# Chronic finrot! Not fixing- eating away at body in betta!



## fuzzbucket (Sep 14, 2010)

Hi,
i've had my siamese fighter for about a year now and in the last month has got finrot on his dorsal fin. I kept an eye on it for a week, and it didn't degrade immediately. It was only in the second week when i checked one morning and the whole fin had been eaten off. None of the other fins are affected- and i can't see how he can nibble at that fin. I treated with constant water changes with AquaMaster MultiCare for 2 weeks but the condition has only worsened. I then purchased a broad antibiotic which kills gram neg bacteria : Aquari-Cycline. I have used this treatment for 6 days now, and can still see no improvement. It seems to be working bacterial wise as the tank changed to a dark mauvey/brown colour over night with a smell. I have re-done a water change, changing 2/3 of the water. 
His entire top fin has now disapeared, and the bacteria is eating into his flesh.
If he doesn't heal fast- he will die! He does seem distressed- and is very inactive (i imagine it is quiet painful)
If it is incurable- can someone let me know so i can put the poor thing out of his misery? :betta:

thanks
fuzzbucket


----------



## jrman83 (Jul 9, 2010)

Fin rot is curable. Most of the time a good % water change will fix the problem as it stems mostly from bad water - at least what I've read of it. I used either melafix or pimafix on some fish that had it from the lfs.


----------



## littlefish (Aug 4, 2010)

see here Manage your freshwater aquarium, tropical fishes and plants: Disease


----------



## fuzzbucket (Sep 14, 2010)

http://img.photobucket.com/albums/v289/Bracken43/P9150003.jpg

here's an image of it.
he really isn't looking well. i really don't want him to suffer, and im pretty sure he's suffering now.


----------



## NursePlaty (Feb 5, 2010)

*Have you tried treating with aquarium salt or anti-bacterial medications like Maracyn and Maracyn Plus?*


----------



## fuzzbucket (Sep 14, 2010)

Not Maracyn - but i've tried aquarium salts, as well as salt baths to no avail.
Unfortunately the little guy is dying- it seems a bit pointless to keep trying when he is so sick. I just don't have the guts to put him out of his misery. He'll go quietly in his tank with a dark towel over it today i imagine.
Just the last time i'll try and raise a betta in 5L tank with no filter or aeration. I think my next investment is a bigger tank with a betta and some other 'non-fin nipping' fish, worked as a tropical aquarium.

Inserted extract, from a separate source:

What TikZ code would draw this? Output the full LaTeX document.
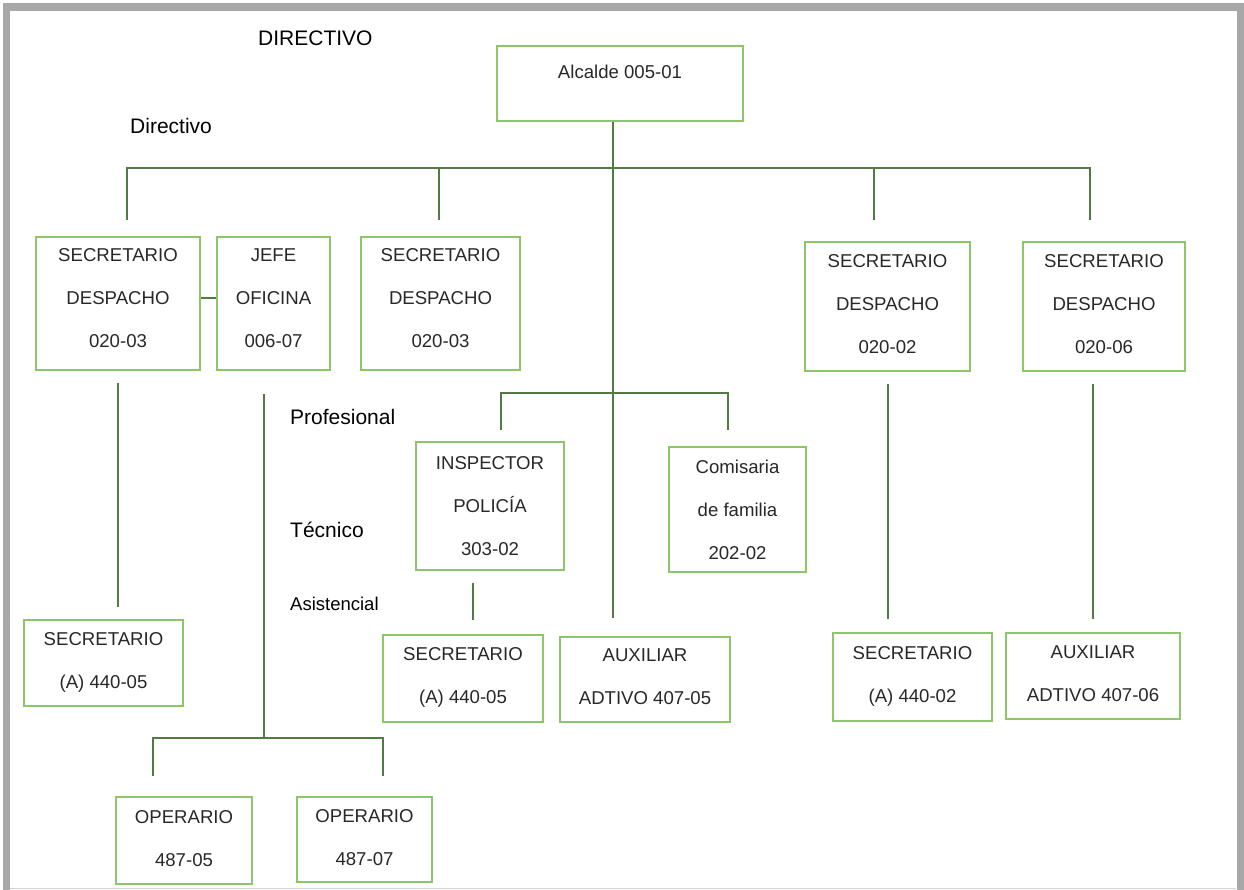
\documentclass[tikz,border=0pt]{standalone}
\usepackage{fontspec}
\setmainfont{Liberation Sans}
\usepackage{tikz}
\usetikzlibrary{calc}

\definecolor{boxgreen}{RGB}{140,198,104}
\definecolor{linegreen}{RGB}{84,122,68}
\definecolor{framegray}{RGB}{168,168,168}
\definecolor{textgray}{RGB}{40,40,40}

\begin{document}
\begin{tikzpicture}[x=1pt, y=-1pt,
        node_style/.style={draw=boxgreen, line width=2pt, fill=white, inner sep=0pt, align=center, text=textgray, text depth=5pt, font=\fontsize{18.6}{43}\selectfont},
        level_style/.style={anchor=west, inner sep=0pt, font=\fontsize{21}{25}\selectfont},
        edge_style/.style={draw=linegreen, line width=2pt},
        frame_style/.style={draw=framegray, line width=7.5pt}]

        \useasboundingbox (0,0) rectangle (1244,890);
        \draw [frame_style] (6.5,895) |- (1240.5,7) -- (1240.5,895);
        \draw [draw=framegray!50, line width=1pt] (10,888.5) -- (1236,888.5);

        \node [level_style](t1) at (258,38) {DIRECTIVO};

        \node [level_style](t2) at (130,126) {Directivo};

        \node [level_style](t3) at (290,417) {Profesional};

        \node [level_style](t4) at (290,530) {Técnico};

        \node [level_style, font=\fontsize{18.5}{22}\selectfont](t5) at (290,604) {Asistencial};

        \node [node_style, minimum width=246, minimum height=75, text depth=23pt](n1) at (620,83.5) {Alcalde 005-01};

        \node [node_style, minimum width=164, minimum height=133, text depth=11pt](n2) at (118,303.5) {SECRETARIO\\DESPACHO\\020-03};

        \node [node_style, minimum width=113, minimum height=133, text depth=11pt](n3) at (273.5,303.5) {JEFE\\OFICINA\\006-07};

        \node [node_style, minimum width=159, minimum height=133, text depth=11pt](n4) at (440.5,303.5) {SECRETARIO\\DESPACHO\\020-03};

        \node [node_style, minimum width=165, minimum height=129](n5) at (887.5,306.5) {SECRETARIO\\DESPACHO\\020-02};

        \node [node_style, minimum width=162, minimum height=129](n6) at (1104,306.5) {SECRETARIO\\DESPACHO\\020-06};

        \node [node_style, minimum width=159, minimum height=86](n7) at (103.5,663) {SECRETARIO\\(A) 440-05};

        \node [node_style, minimum width=148, minimum height=128, text depth=0pt](n8) at (490,506) {INSPECTOR\\POLICÍA\\303-02};

        \node [node_style, minimum width=137, minimum height=125, text depth=0pt](n9) at (737.5,509.5) {Comisaria\\de familia\\202-02};

        \node [node_style, minimum width=160, minimum height=87](n10) at (463,678.5) {SECRETARIO\\(A) 440-05};

        \node [node_style, minimum width=170, minimum height=85](n11) at (645,679.5) {AUXILIAR\\ADTIVO 407-05};

        \node [node_style, minimum width=159, minimum height=88](n12) at (912.5,677) {SECRETARIO\\(A) 440-02};

        \node [node_style, minimum width=174, minimum height=86](n13) at (1093,676) {AUXILIAR\\ADTIVO 407-06};

        \node [node_style, minimum width=136, minimum height=87](n14) at (184,840.5) {OPERARIO\\487-05};

        \node [node_style, minimum width=135, minimum height=85](n15) at (364.5,839.5) {OPERARIO\\487-07};

        \coordinate (c1) at (613,168);
        \coordinate (c2) at (613,393);
        \coordinate (c3) at (264,738);
        \coordinate (c4) at (473,620);

        \draw [edge_style, shorten >=18pt] (n1.south -| c1) -- (n11.north -| c1);

        \draw [edge_style] ([xshift=9pt,yshift=16pt]n2.north) |- (c1) -| ([xshift=-14pt,yshift=21pt]n6.north);

        \draw [edge_style] ([xshift=-1.5pt,yshift=16pt]n4.north) |- (c1);

        \draw [edge_style] ([xshift=-13.5pt,yshift=21pt]n5.north) |- (c1);

        \draw [edge_style] ([yshift=5.5pt]n2.east) -- ([yshift=5.5pt]n3.west);

        \draw [edge_style, shorten <=12pt, shorten >=12pt] (n2.south) -- (n2.south |- n7.north);

        \draw [edge_style, shorten <=23pt] (n3.south -| c3) -- (c3);

        \draw [edge_style] ([xshift=-31pt,yshift=20pt]n14.north) |- (c3) -| ([xshift=18.5pt,yshift=20pt]n15.north);

        \draw [edge_style] ([xshift=11pt,yshift=11pt]n8.north) |- (c2) -| ([xshift=-9.5pt,yshift=16pt]n9.north);

        \draw [edge_style, shorten <=12pt] (n8.south -| c4) -- (c4);

        \draw [edge_style, shorten <=12pt, shorten >=13pt] (n5.south) -- (n5.south |- n12.north);

        \draw [edge_style, shorten <=12pt, shorten >=13pt] (n6.south -| n13.north) -- (n13.north);

        \end{tikzpicture}
\end{document}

It is very difficult to regulate such a small ecosystem.


----------



## WhiteGloveAquatics (Sep 3, 2009)

DO NOT USE melafix or pimafix with a betta, it creates a film on top that they can die from and die fast.

use marcyn or marcyn plus.

Yes a unfiltered,unaerated tank can go sour very fast, think of it as an unflushed toilet bowl.

10g tank even a 5g(solo resident) will work wonders, 10's are 10 bucks,cheaper then tanks smaller then them. filter can be had for 20 bucks, i suggest an aquaclear HOB, maybe a AC20 or AC30, you want to pretty much filter 40g of water per hour. 4x the tank volume.
Yes smaller tanks are harder to regulate, 

till the 18th petco is having their dollar per gallon sale on tanks 10g to 55g. i bought 3 55's and a 40B, saved roughly 70 bucks per tank.


----------



## theguppyman (Jan 10, 2010)

try some IAL (indian almonde leaves ) it has anti-fungi and anti bacterial elements that will help bettas heal fast as this leaf has been used by Thialand betta owners who used it for Breeding,Conditioning bettas for fights and breeding, and also after fights so the fish dont get any type of problem from the injuries.
Heres is a link 
Indian Almond Leaves with pictures


----------